• **Challenge**:
Return a copy of every line in the records that includes the word "Generate".

----- Entries provided -----

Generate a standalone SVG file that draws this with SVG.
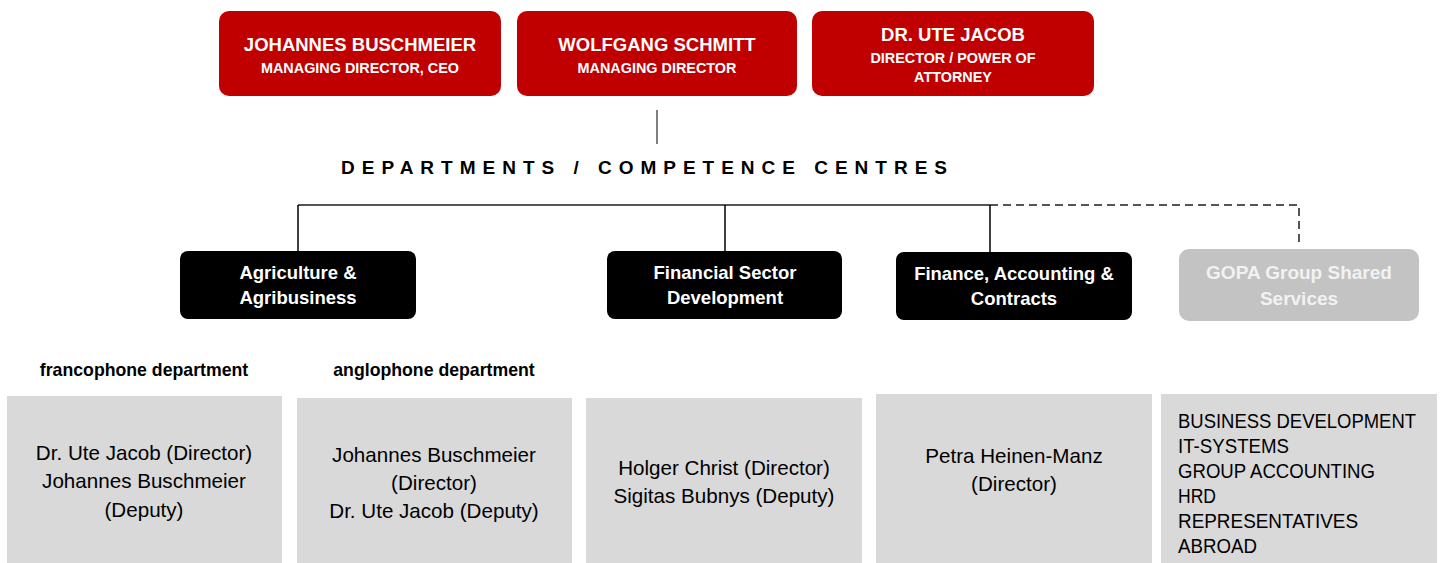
<svg xmlns="http://www.w3.org/2000/svg" width="1442" height="563" viewBox="0 0 1442 563">
  <style>
    text { font-family: "Liberation Sans", Arial, sans-serif; text-anchor: middle; }
    .mgmt rect { fill: #c00000; }
    .mgmt text { fill: #ffffff; font-weight: bold; }
    .name { font-size: 18.5px; }
    .role { font-size: 14.4px; }
    .dept rect { fill: #000000; }
    .dept text { fill: #ffffff; font-weight: bold; font-size: 18.5px; }
    .shared rect { fill: #c3c3c3; }
    .shared text { fill: #f2f2f2; font-weight: bold; font-size: 19px; }
    .unit rect { fill: #d9d9d9; }
    .unit text { fill: #000000; font-size: 20.6px; }
    .unit text.list { text-anchor: start; font-size: 20px; }
    .caption { font-weight: bold; font-size: 17.7px; fill: #000000; }
    .title { font-weight: bold; font-size: 19px; fill: #000000; text-anchor: start; }
    .solid { stroke: #000000; stroke-width: 1.5; fill: none; }
    .bus { stroke: #555555; stroke-width: 2; fill: none; }
    .dash { stroke: #555555; stroke-width: 2; stroke-dasharray: 8 5; fill: none; }
  </style>

  <rect width="1442" height="563" fill="#ffffff"/>

  <!-- management board -->
  <g id="ceo" class="mgmt">
    <rect x="219" y="11" width="282" height="85" rx="10"/>
    <text x="360" y="51" class="name">JOHANNES BUSCHMEIER</text>
    <text x="360" y="73" class="role">MANAGING DIRECTOR, CEO</text>
  </g>
  <g id="md" class="mgmt">
    <rect x="517" y="11" width="280" height="85" rx="10"/>
    <text x="657" y="51" class="name">WOLFGANG SCHMITT</text>
    <text x="657" y="73" class="role">MANAGING DIRECTOR</text>
  </g>
  <g id="director" class="mgmt">
    <rect x="812" y="11" width="282" height="85" rx="10"/>
    <text x="953" y="41" class="name">DR. UTE JACOB</text>
    <text x="953" y="63" class="role">DIRECTOR / POWER OF</text>
    <text x="953" y="82" class="role">ATTORNEY</text>
  </g>

  <!-- connectors -->
  <g id="connectors">
    <line x1="657" y1="110" x2="657" y2="144" stroke="#555555" stroke-width="1.5"/>
    <line x1="298" y1="205" x2="990" y2="205" class="bus"/>
    <polyline points="990,205 1299,205 1299,247" class="dash"/>
    <line x1="298" y1="205" x2="298" y2="251" class="solid"/>
    <line x1="725" y1="205" x2="725" y2="251" class="solid"/>
    <line x1="990" y1="205" x2="990" y2="252" class="solid"/>
  </g>

  <text x="341" y="174" class="title" textLength="606" lengthAdjust="spacing">DEPARTMENTS / COMPETENCE CENTRES</text>

  <!-- departments -->
  <g id="agri" class="dept">
    <rect x="180" y="251" width="236" height="68" rx="8"/>
    <text x="298" y="279">Agriculture &amp;</text>
    <text x="298" y="304">Agribusiness</text>
  </g>
  <g id="fsd" class="dept">
    <rect x="607" y="251" width="235" height="68" rx="8"/>
    <text x="725" y="279">Financial Sector</text>
    <text x="725" y="304">Development</text>
  </g>
  <g id="fac" class="dept">
    <rect x="896" y="252" width="236" height="68" rx="8"/>
    <text x="1014" y="280">Finance, Accounting &amp;</text>
    <text x="1014" y="305">Contracts</text>
  </g>
  <g id="shared" class="shared">
    <rect x="1179" y="249" width="240" height="72" rx="10"/>
    <text x="1299" y="279">GOPA Group Shared</text>
    <text x="1299" y="305">Services</text>
  </g>

  <text x="144" y="376" class="caption">francophone department</text>
  <text x="434" y="376" class="caption">anglophone department</text>

  <!-- units -->
  <g id="franco" class="unit">
    <rect x="7" y="396" width="275" height="167"/>
    <text x="144" y="460">Dr. Ute Jacob (Director)</text>
    <text x="144" y="488">Johannes Buschmeier</text>
    <text x="144" y="517">(Deputy)</text>
  </g>
  <g id="anglo" class="unit">
    <rect x="297" y="398" width="275" height="165"/>
    <text x="434" y="462">Johannes Buschmeier</text>
    <text x="434" y="490">(Director)</text>
    <text x="434" y="518">Dr. Ute Jacob (Deputy)</text>
  </g>
  <g id="fsd-staff" class="unit">
    <rect x="586" y="398" width="276" height="165"/>
    <text x="724" y="475">Holger Christ (Director)</text>
    <text x="724" y="503">Sigitas Bubnys (Deputy)</text>
  </g>
  <g id="fac-staff" class="unit">
    <rect x="876" y="394" width="276" height="169"/>
    <text x="1014" y="463">Petra Heinen-Manz</text>
    <text x="1014" y="491">(Director)</text>
  </g>
  <g id="shared-services" class="unit">
    <rect x="1161" y="394" width="276" height="169"/>
    <text x="1178" y="428" class="list" textLength="238" lengthAdjust="spacingAndGlyphs">BUSINESS DEVELOPMENT</text>
    <text x="1178" y="453" class="list" textLength="111" lengthAdjust="spacingAndGlyphs">IT-SYSTEMS</text>
    <text x="1178" y="478" class="list" textLength="197" lengthAdjust="spacingAndGlyphs">GROUP ACCOUNTING</text>
    <text x="1178" y="503" class="list" textLength="38" lengthAdjust="spacingAndGlyphs">HRD</text>
    <text x="1178" y="528" class="list" textLength="180" lengthAdjust="spacingAndGlyphs">REPRESENTATIVES</text>
    <text x="1178" y="553" class="list" textLength="79" lengthAdjust="spacingAndGlyphs">ABROAD</text>
  </g>
</svg>
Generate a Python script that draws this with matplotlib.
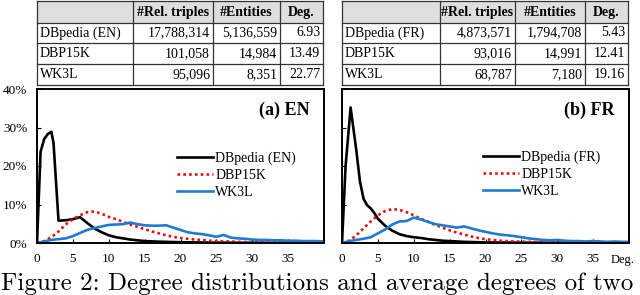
import matplotlib
matplotlib.use('Agg')
import matplotlib.pyplot as plt
from matplotlib.patches import Rectangle

plt.rcParams['font.family'] = ['Liberation Serif', 'DejaVu Serif']

# --- data ---
table_header = ['', '#Rel. triples', '#Entities', 'Deg.']
table_en = [['DBpedia (EN)', '17,788,314', '5,136,559', '6.93'],
            ['DBP15K', '101,058', '14,984', '13.49'],
            ['WK3L', '95,096', '8,351', '22.77']]
table_fr = [['DBpedia (FR)', '4,873,571', '1,794,708', '5.43'],
            ['DBP15K', '93,016', '14,991', '12.41'],
            ['WK3L', '68,787', '7,180', '19.16']]

# EN degree distributions (%)
en_dbp_x = [0, 0.5, 1, 1.5, 2, 2.3, 3, 4, 5, 6, 7, 8, 9, 10, 11, 12, 13, 14, 15, 17, 20, 25, 30, 40]
en_dbp_y = [0, 23.7, 27.0, 28.3, 28.9, 26.0, 5.8, 5.9, 6.2, 6.7, 5.2, 3.8, 2.8, 2.0, 1.5, 1.2, 0.9, 0.7, 0.5, 0.35, 0.2, 0.1, 0.05, 0]
en_15k_x = list(range(0, 31)) + [35, 40]
en_15k_y = [0, 0.5, 1.5, 3.0, 4.8, 6.2, 7.2, 8.0, 8.2, 7.6, 6.8, 6.2, 5.5, 4.8, 4.2, 3.6,
            3.0, 2.5, 2.0, 1.6, 1.3, 1.1, 0.9, 0.8, 0.6, 0.5, 0.45, 0.4, 0.3, 0.25, 0.2, 0.1, 0.05]
en_wk_x = list(range(0, 41))
en_wk_y = [0, 0.4, 0.8, 1.0, 1.2, 1.8, 2.6, 3.4, 3.9, 4.3, 4.7, 4.8, 4.9, 5.3, 4.9, 4.6,
           4.5, 4.5, 4.6, 4.0, 3.4, 2.8, 2.5, 2.3, 2.0, 1.6, 2.1, 1.4, 1.2, 1.1, 0.9,
           0.8, 0.8, 0.7, 0.7, 0.6, 0.6, 0.5, 0.5, 0.5, 0.4]

# FR degree distributions (%)
fr_dbp_x = [0, 0.5, 1.2, 2, 2.5, 3, 3.5, 4, 4.5, 5, 6, 7, 8, 9, 10, 11, 12, 13, 14, 15, 17, 20, 25, 30, 40]
fr_dbp_y = [0, 20.0, 35.2, 24.0, 16.0, 11.5, 9.8, 9.0, 7.8, 6.3, 4.5, 3.2, 2.3, 1.8, 1.5, 1.3, 1.0, 0.8, 0.6, 0.5, 0.3, 0.15, 0.1, 0.05, 0]
fr_15k_x = list(range(0, 26)) + [27, 30, 35, 40]
fr_15k_y = [0, 0.6, 2.0, 3.8, 5.6, 7.2, 8.3, 8.8, 8.6, 8.0, 7.2, 6.3, 5.5, 4.7, 4.0, 3.3,
            2.7, 2.2, 1.7, 1.3, 1.0, 0.8, 0.6, 0.5, 0.4, 0.35, 0.25, 0.15, 0.05, 0]
fr_wk_x = list(range(0, 41))
fr_wk_y = [0, 0.5, 0.8, 1.1, 1.5, 2.5, 3.5, 4.8, 5.6, 5.7, 6.6, 6.1, 5.5, 4.9, 4.6, 4.3,
           4.0, 4.3, 3.8, 3.3, 2.9, 2.5, 2.2, 2.0, 1.8, 1.5, 1.2, 1.0, 0.8, 0.7, 0.8,
           0.6, 0.5, 0.5, 0.4, 0.5, 0.4, 0.3, 0.4, 0.3, 0.3]

x_ticks = [0, 5, 10, 15, 20, 25, 30, 35]
y_ticks = [0, 10, 20, 30, 40]

W, H = 640, 295
fig = plt.figure(figsize=(6.4, 2.95), dpi=100)


def fbox(x0, y0, x1, y1):
    # pixel box (top-left origin) -> figure rect
    return [x0 / W, 1 - y1 / H, (x1 - x0) / W, (y1 - y0) / H]


def draw_table(x0, x1, col_edges, header, rows):
    ax = fig.add_axes(fbox(x0, 1, x1, 85))
    ax.set_xlim(x0, x1)
    ax.set_ylim(85, 1)
    ax.axis('off')
    row_edges = [1, 23, 43, 64, 85]
    ax.add_patch(Rectangle((x0, 1), x1 - x0, 22, facecolor='#dedede', edgecolor='none'))
    for y in row_edges:
        ax.plot([x0, x1], [y, y], color='#333333', lw=0.9, clip_on=False)
    for x in col_edges:
        ax.plot([x, x], [1, 85], color='#333333', lw=0.9, clip_on=False)
    for j, h in enumerate(header):
        cx = (col_edges[j] + col_edges[j + 1]) / 2
        ax.text(cx, 12.5, h, ha='center', va='center', fontsize=10, fontweight='bold')
    for i, r in enumerate(rows):
        cy = (row_edges[i + 1] + row_edges[i + 2]) / 2
        for j, v in enumerate(r):
            if j == 0:
                ax.text(col_edges[0] + 3, cy, v, ha='left', va='center', fontsize=10)
            else:
                ax.text(col_edges[j + 1] - 3, cy, v, ha='right', va='center', fontsize=10)


draw_table(37, 323, [37, 133, 213, 280, 323], table_header, table_en)
draw_table(342, 628, [342, 440, 515, 585, 628], table_header, table_fr)


def draw_plot(rect, series, title, show_y, leg_anchor):
    ax = fig.add_axes(rect)
    (dx, dy, dl), (kx, ky, kl), (wx, wy, wl) = series
    ax.plot(dx, dy, color='black', lw=1.9, label=dl)
    ax.plot(kx, ky, color='#e01010', lw=1.9, linestyle=(0, (1, 1.2)), label=kl)
    ax.plot(wx, wy, color='#1f7bd0', lw=1.9, label=wl)
    ax.set_xlim(0, 40)
    ax.set_ylim(0, 40)
    ax.set_xticks(x_ticks)
    ax.set_yticks(y_ticks)
    if show_y:
        ax.set_yticklabels([f'{v}%' for v in y_ticks])
    else:
        ax.set_yticklabels([])
    ax.tick_params(direction='in', length=3, width=0.8, labelsize=9.5, pad=7)
    for s in ax.spines.values():
        s.set_linewidth(1.4)
    ax.text(0.951, 0.864, title, transform=ax.transAxes, ha='right', va='center',
            fontsize=13, fontweight='bold')
    ax.legend(loc='center left', bbox_to_anchor=leg_anchor, frameon=False, fontsize=10,
              handlelength=2.6, handletextpad=0.15, labelspacing=0.3,
              borderpad=0, borderaxespad=0)
    return ax


draw_plot(fbox(37, 89, 324, 243),
          [(en_dbp_x, en_dbp_y, 'DBpedia (EN)'), (en_15k_x, en_15k_y, 'DBP15K'),
           (en_wk_x, en_wk_y, 'WK3L')],
          '(a) EN', True, (0.488, 0.44))
draw_plot(fbox(342, 89, 629, 243),
          [(fr_dbp_x, fr_dbp_y, 'DBpedia (FR)'), (fr_15k_x, fr_15k_y, 'DBP15K'),
           (fr_wk_x, fr_wk_y, 'WK3L')],
          '(b) FR', False, (0.491, 0.448))

fig.text(623 / W, 1 - 260 / H, 'Deg.', ha='center', va='center', fontsize=9)

fig.text(1 / W, 5 / H, 'Figure 2: Degree distributions and average degrees of two',
         family='cmr10', fontsize=18.0, ha='left', va='baseline')

fig.savefig('out.png', dpi=100)
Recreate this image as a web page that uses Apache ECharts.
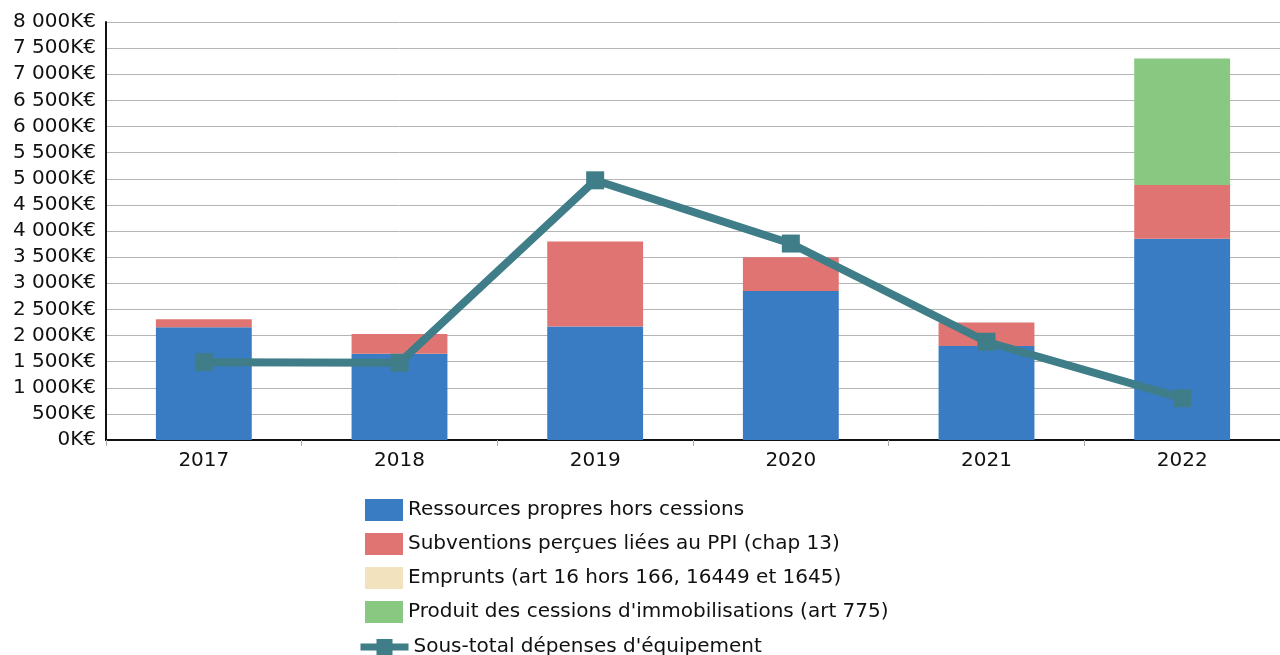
<!DOCTYPE html>
<html>
<head>
<meta charset="utf-8">
<script src="https://cdn.jsdelivr.net/npm/echarts@6/dist/echarts.min.js"></script>
<style>
  html, body { margin: 0; padding: 0; background: #fff; }
  #chart { width: 1280px; height: 655px; }
</style>
</head>
<body>
<div id="chart"></div>
<script>
// Financement des investissements, en K€
const categories = ['2017', '2018', '2019', '2020', '2021', '2022'];
const ressourcesPropres = [2160, 1650, 2170, 2850, 1800, 3850];
const subventions = [150, 380, 1630, 650, 450, 1030];
const emprunts = [0, 0, 0, 0, 0, 0];
const cessions = [0, 0, 0, 0, 0, 2420];
const sousTotalEquipement = [1490, 1480, 4970, 3760, 1880, 800];

const seriesNames = [
  'Ressources propres hors cessions',
  'Subventions perçues liées au PPI (chap 13)',
  'Emprunts (art 16 hors 166, 16449 et 1645)',
  "Produit des cessions d'immobilisations (art 775)",
  "Sous-total dépenses d'équipement"
];

const FONT = 'DejaVu Sans';
const LINE_COLOR = '#3f7d88';

function fmtKE(v) {
  const s = String(Math.round(v));
  return s.replace(/\B(?=(\d{3})+(?!\d))/g, ' ') + 'K€';
}

function barSeries(name, data, color) {
  return {
    name: name,
    type: 'bar',
    stack: 'financement',
    barWidth: '49%',
    data: data,
    itemStyle: { color: color },
    emphasis: { disabled: true }
  };
}

const legendText = { fontFamily: FONT, fontSize: 20, color: '#111' };

const chart = echarts.init(document.getElementById('chart'), null, { renderer: 'canvas' });

chart.setOption({
  animation: false,
  backgroundColor: '#ffffff',
  textStyle: { fontFamily: FONT },
  grid: { left: 106, top: 22, width: 1180, height: 418, containLabel: false },
  legend: [
    {
      // stacked bar series
      orient: 'vertical',
      left: 360,
      top: 494,
      height: 160,
      itemWidth: 38,
      itemHeight: 22,
      itemGap: 12,
      textStyle: legendText,
      data: seriesNames.slice(0, 4).map(n => ({ name: n, icon: 'rect' }))
    },
    {
      // line series
      orient: 'vertical',
      left: 352,
      top: 632,
      itemWidth: 48,
      itemHeight: 20,
      itemGap: 4,
      textStyle: legendText,
      lineStyle: { width: 7 },
      data: [seriesNames[4]]
    }
  ],
  xAxis: {
    type: 'category',
    data: categories,
    boundaryGap: true,
    axisLine: { lineStyle: { color: '#111', width: 2 } },
    axisTick: { show: true, alignWithLabel: false, length: 6, lineStyle: { color: '#aaa' } },
    axisLabel: { fontFamily: FONT, fontSize: 20, color: '#111', margin: 11 }
  },
  yAxis: {
    type: 'value',
    min: 0,
    max: 8000,
    interval: 500,
    axisLine: { show: true, lineStyle: { color: '#111', width: 2 } },
    axisTick: { show: false },
    splitLine: { lineStyle: { color: '#b5b5b5', width: 1 } },
    axisLabel: { fontFamily: FONT, fontSize: 20, color: '#111', margin: 10, formatter: fmtKE }
  },
  series: [
    barSeries(seriesNames[0], ressourcesPropres, '#3a7cc3'),
    barSeries(seriesNames[1], subventions, '#e07472'),
    barSeries(seriesNames[2], emprunts, '#f2e2bd'),
    barSeries(seriesNames[3], cessions, '#88c880'),
    {
      name: seriesNames[4],
      type: 'line',
      data: sousTotalEquipement,
      z: 5,
      symbol: 'rect',
      symbolSize: 18,
      lineStyle: { color: LINE_COLOR, width: 8 },
      itemStyle: { color: LINE_COLOR },
      emphasis: { disabled: true }
    }
  ]
});
</script>
</body>
</html>
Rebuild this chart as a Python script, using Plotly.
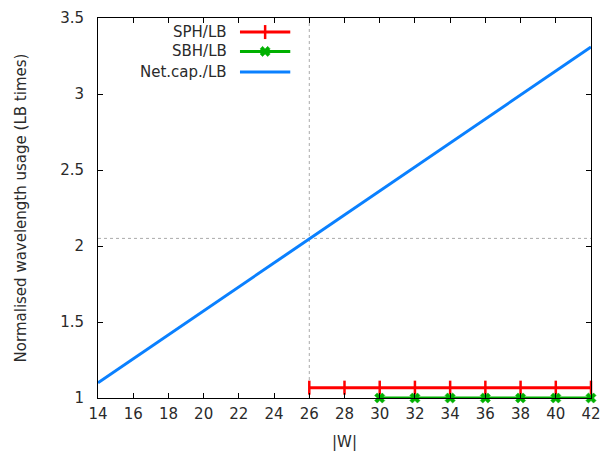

-----

• **Complete answer**:
Generate a standalone SVG file that draws this with SVG.
Generate a Python script that draws this with matplotlib.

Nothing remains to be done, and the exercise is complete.